More of the Dave Clark Five and their hit, “Thinking of You, Baby” along with Freddie Bell and Roberta Lynn with the Bell Boys doing the sappy, catchy number, “Talk About Love” were all part of a pledge drive that was carried on local television.
Nobody called during the first two songs. But suddenly, the proceeds started to roll in and as the Animals performed the closing number, they exceeded their goal!
Even though this movie that runs about 86 minutes does not have any chapter titles or even a true bonus featurette except for the actual trailer done with the familiar dust lines all around–the remastered version of Get Yourself A College Girl is indeed a fun movie, no matter what time of year.
And I usually think of Easter as both a happy and fun time of year, so why not give it some props?

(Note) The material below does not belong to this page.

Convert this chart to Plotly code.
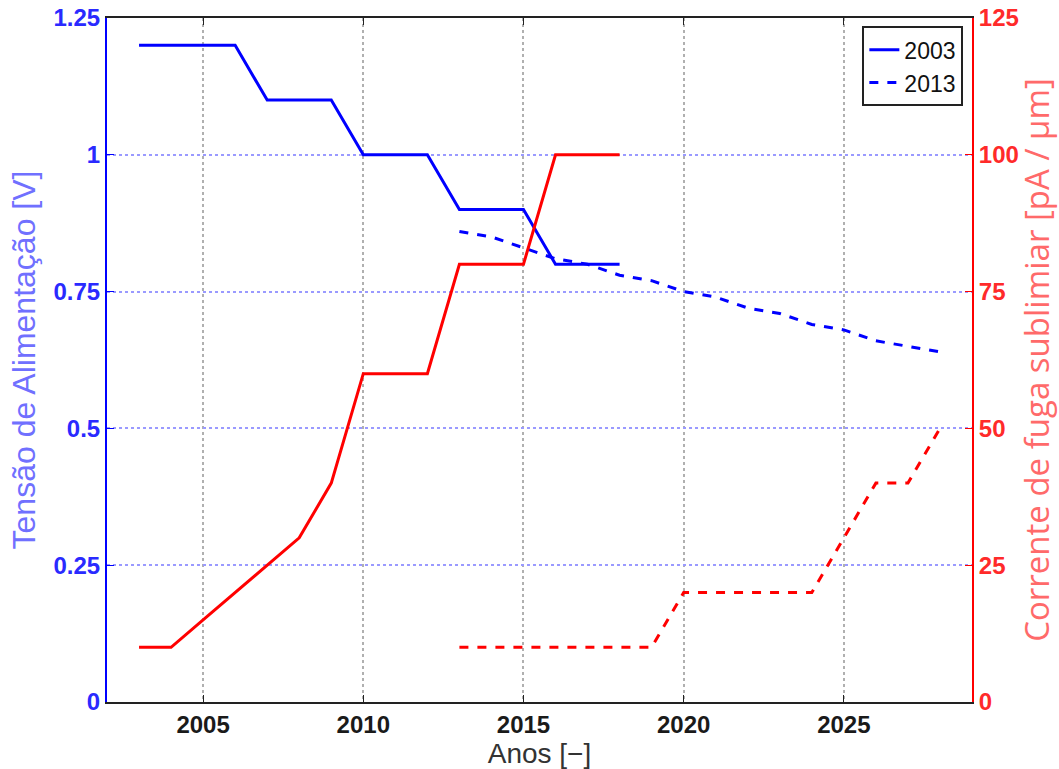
import plotly.graph_objects as go

# Supply voltage roadmap (left axis, V)
years_2003 = list(range(2003, 2019))
vdd_2003 = [1.2, 1.2, 1.2, 1.2, 1.1, 1.1, 1.1, 1.0, 1.0, 1.0, 0.9, 0.9, 0.9, 0.8, 0.8, 0.8]

years_2013 = list(range(2013, 2029))
vdd_2013 = [0.86, 0.85, 0.83, 0.81, 0.80, 0.78, 0.77, 0.75, 0.74, 0.72, 0.71, 0.69, 0.68, 0.66, 0.65, 0.64]

# Subthreshold leakage current (right axis, pA/um)
ileak_2003 = [10, 10, 15, 20, 25, 30, 40, 60, 60, 60, 80, 80, 80, 100, 100, 100]
ileak_2013 = [10, 10, 10, 10, 10, 10, 10, 20, 20, 20, 20, 20, 30, 40, 40, 50]

x_ticks = [2005, 2010, 2015, 2020, 2025]
y_ticks = [0, 0.25, 0.5, 0.75, 1, 1.25]
y_tick_text = ["0", "0.25", "0.5", "0.75", "1", "1.25"]
y2_ticks = [0, 25, 50, 75, 100, 125]

BLUE = "#0000ff"
RED = "#ff0000"
LW = 3
SANS = "Liberation Sans, Arial, sans-serif"

fig = go.Figure()
fig.add_trace(go.Scatter(x=years_2003, y=vdd_2003, mode="lines", name="2003",
                         line=dict(color=BLUE, width=LW)))
fig.add_trace(go.Scatter(x=years_2013, y=vdd_2013, mode="lines", name="2013",
                         line=dict(color=BLUE, width=LW, dash="dash")))
fig.add_trace(go.Scatter(x=years_2003, y=ileak_2003, mode="lines", yaxis="y2",
                         showlegend=False, line=dict(color=RED, width=LW)))
fig.add_trace(go.Scatter(x=years_2013, y=ileak_2013, mode="lines", yaxis="y2",
                         showlegend=False, line=dict(color=RED, width=LW, dash="dash")))

TICK = dict(family=SANS, size=24, weight="bold")

fig.update_layout(
    width=1059, height=769,
    margin=dict(l=107, r=87, t=18, b=67),
    paper_bgcolor="white", plot_bgcolor="white",
    xaxis=dict(
        range=[2002, 2029], tickvals=x_ticks, ticks="inside", ticklen=7,
        tickcolor="#222222", showline=True, linecolor="#222222", linewidth=2,
        mirror="ticks", showgrid=True, gridcolor="#b0b0b0", griddash="dot",
        gridwidth=1.5, zeroline=False, automargin=False,
        tickfont=dict(TICK, color="#1a1a1a"),
        title=dict(text="Anos [−]", standoff=0,
                   font=dict(family=SANS, size=28, color="#333333")),
    ),
    yaxis=dict(
        range=[0, 1.25], tickvals=y_ticks, ticktext=y_tick_text, ticks="inside",
        ticklen=7, tickcolor=BLUE, showline=True, linecolor=BLUE, linewidth=2,
        showgrid=True, gridcolor="#9a9aff", griddash="dot", gridwidth=1.5,
        zeroline=False, automargin=False,
        tickfont=dict(TICK, color="#2a2aff"),
        title=dict(text="Tensão de Alimentação [V]", standoff=8,
                   font=dict(family=SANS, size=32, color="#7070ff")),
    ),
    yaxis2=dict(
        range=[0, 125], tickvals=y2_ticks, overlaying="y", side="right",
        ticks="inside", ticklen=7, tickcolor=RED, showline=True, linecolor=RED,
        linewidth=2, showgrid=False, zeroline=False, automargin=False,
        tickfont=dict(TICK, color="#ff2a2a"),
        title=dict(text="Corrente de fuga sublimiar [pA / μm]", standoff=0,
                   font=dict(family="Open Sans, sans-serif", size=33, color="#ff6a6a")),
    ),
    legend=dict(
        x=0.99, y=0.988, xanchor="right", yanchor="top",
        bgcolor="white", bordercolor="#222222", borderwidth=2,
        font=dict(family=SANS, size=23, color="#111111"),
        tracegroupgap=0,
    ),
)

fig.write_html("out.html")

From Chris Noel’s character talking about bikini sizes to and the overeagerness of the guys trying to run a business (we even get to see Sue Ann in a Bettie Page type portrait, how cute) and also seeing the women question why roles they really felt comfortable doing after graduating from college (as so we thought).
And so, with all apologies to the late great movie critic Roger Ebert, I give this movie 3 1/2 stars. Somewhere in the heavens, I saw even the late Gene Siskel flash his trademark thumbs up as well.
Next week, I will be profiling an up-and-coming MPB artist looking to make a name for herself in Gisele de Santi. Her sound is remarkable and hopefully this is just the beginning for this fresh sensation.
Please have a nice and safe holiday weekend, no matter how you celebrate (I am like one of our followers, I get to celebrate twice on the same day!) More good music to come in the weeks and days leading up to the “other” most popular sporting event outside of the United States, soccer/futbol’s FIFA World Cup. Take care.